If you've been using Nivelo's DELE B2 grammar post to study the ten core structures examiners test, you're already covering a lot of this ground. The gap-fill is essentially the exam's way of testing whether you can apply those structures in situ rather than in isolation.
Do you know what level you're actually at before you start?
Here's something worth being honest about: a lot of people start preparing for DELE B2 while still sitting at a genuine B1. That's not a knock — it just means the Uso de la Lengua section will feel incomprehensible no matter how many practice papers you do, because the gap between your passive vocabulary and the exam's formal register is still too large.
If you're unsure whether you're genuinely at B2 yet — not 'I've been studying for two years' B2, but 'I can process formal written Spanish and manipulate its morphology' B2 — Nivelo's free 5-minute CEFR test gives you an honest read. It's not a streak counter or a motivational score. It maps your actual current level against the CEFR scale so you know whether to focus on closing a gap before exam prep, or go straight into DELE-specific practice.

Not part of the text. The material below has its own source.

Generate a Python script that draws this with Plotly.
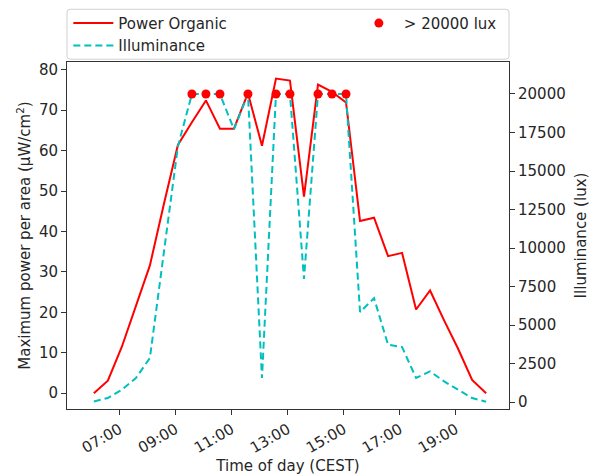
import plotly.graph_objects as go

# Half-hourly samples over one day (CEST)
times = ["06:05", "06:35", "07:05", "07:35", "08:05", "08:35", "09:05", "09:35",
         "10:05", "10:35", "11:05", "11:35", "12:05", "12:35", "13:05", "13:35",
         "14:05", "14:35", "15:05", "15:35", "16:05", "16:35", "17:05", "17:35",
         "18:05", "18:35", "19:05", "19:35", "20:05"]

# Maximum power per area of the organic cell (uW/cm^2)
power = [0.0, 3.1, 11.5, 21.5, 31.6, 46.8, 61.4, 67.0,
         72.4, 65.4, 65.4, 74.2, 61.2, 77.8, 77.3, 48.6,
         76.3, 74.5, 71.9, 42.6, 43.4, 33.9, 34.7, 20.7,
         25.4, 18.0, 11.0, 3.3, 0.0]

# Illuminance (lux); the sensor saturates at 20000
lux = [50, 270, 810, 1570, 2870, 9700, 16600, 20000,
       20000, 20000, 17700, 20000, 1570, 20000, 20000, 8000,
       20000, 20000, 20000, 5850, 6750, 3730, 3580, 1570,
       2000, 1350, 810, 270, 30]

THRESHOLD = 20000
DAY = "2019-06-20 "

x = [DAY + t for t in times]
bright_x = [DAY + t for t, l in zip(times, lux) if l >= THRESHOLD]
bright_y = [l for l in lux if l >= THRESHOLD]

FONT = "DejaVu Sans"
TXT = "#262626"
RED = "#ff0000"
CYAN = "#00bfbf"

fig = go.Figure()
fig.add_trace(go.Scatter(
    x=x, y=power, mode="lines", name="Power Organic",
    line=dict(color=RED, width=2), yaxis="y", legend="legend"))
fig.add_trace(go.Scatter(
    x=x, y=lux, mode="lines", name="Illuminance",
    line=dict(color=CYAN, width=2, dash="7px,4px"), yaxis="y2", legend="legend"))
fig.add_trace(go.Scatter(
    x=bright_x, y=bright_y, mode="markers", name="> 20000 lux",
    marker=dict(color=RED, size=9, line=dict(width=0)), yaxis="y2", legend="legend2"))

axis_common = dict(
    showline=True, linecolor="#333333", linewidth=1,
    ticks="outside", ticklen=5, tickwidth=1, tickcolor="#333333",
    showgrid=False, zeroline=False,
    tickfont=dict(family=FONT, size=15, color=TXT),
)

fig.update_layout(
    width=592, height=476,
    margin=dict(l=67, r=83, t=62, b=67, autoexpand=False),
    paper_bgcolor="white", plot_bgcolor="white",
    font=dict(family=FONT, size=15, color=TXT),
    xaxis=dict(
        **axis_common, mirror=True, type="date",
        range=[DAY + "05:07:30", DAY + "20:54"],
        tick0=DAY + "07:00", dtick=2 * 3600 * 1000, tickformat="%H:%M",
        tickangle=-30,
        title=dict(text="Time of day (CEST)", font=dict(family=FONT, size=15, color=TXT),
                   standoff=3),
    ),
    yaxis=dict(
        **axis_common, mirror=False,
        range=[-3.9, 81.9], dtick=10,
        title=dict(text="Maximum power per area (µW/cm<sup>2</sup>)",
                   font=dict(family=FONT, size=15, color=TXT), standoff=4),
    ),
    yaxis2=dict(
        **axis_common, overlaying="y", side="right",
        range=[-441, 22075], dtick=2500, tickformat="d",
        title=dict(text="Illuminance (lux)",
                   font=dict(family=FONT, size=15, color=TXT), standoff=10),
    ),
    legend=dict(
        x=0.003, y=1.159, xanchor="left", yanchor="top",
        bgcolor="rgba(0,0,0,0)", borderwidth=0,
        font=dict(family=FONT, size=15, color=TXT),
        orientation="v", tracegroupgap=0, itemwidth=40,
    ),
    legend2=dict(
        x=0.649, y=1.159, xanchor="left", yanchor="top",
        bgcolor="rgba(0,0,0,0)", borderwidth=0,
        font=dict(family=FONT, size=15, color=TXT),
        orientation="v", itemwidth=40,
    ),
    showlegend=True,
)

# Legend frame spanning the width of the axes
r = 0.008
x0, x1, y0, y1 = 0.0, 1.0, 1.008, 1.152
path = (f"M {x0 + r},{y0} L {x1 - r},{y0} Q {x1},{y0} {x1},{y0 + r} "
        f"L {x1},{y1 - r} Q {x1},{y1} {x1 - r},{y1} L {x0 + r},{y1} "
        f"Q {x0},{y1} {x0},{y1 - r} L {x0},{y0 + r} Q {x0},{y0} {x0 + r},{y0} Z")
fig.add_shape(type="path", path=path, xref="paper", yref="paper",
              line=dict(color="#d0d0d0", width=1), fillcolor="rgba(255,255,255,0.8)",
              layer="below")

fig.write_html("out.html")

Knowing your real starting point is the most useful thing you can do before spending weeks on the wrong material.
The mindset shift that makes the difference
Stop treating Uso de la Lengua as a grammar test you either know or don't know. Start treating it as a precision reading task where grammar knowledge is the tool and the text is the puzzle.
Every gap has an answer that is more correct than the others — not just grammatically possible, but contextually right, register-appropriate, and colocationally natural in formal written Spanish. Your job isn't to recall a rule. It's to read well enough that the right answer becomes obvious.
The candidates who consistently score high on this section aren't necessarily the ones who've studied the most grammar tables. They're the ones who read the most formal Spanish. That's the honest truth — and it's also the most actionable thing you can do starting today.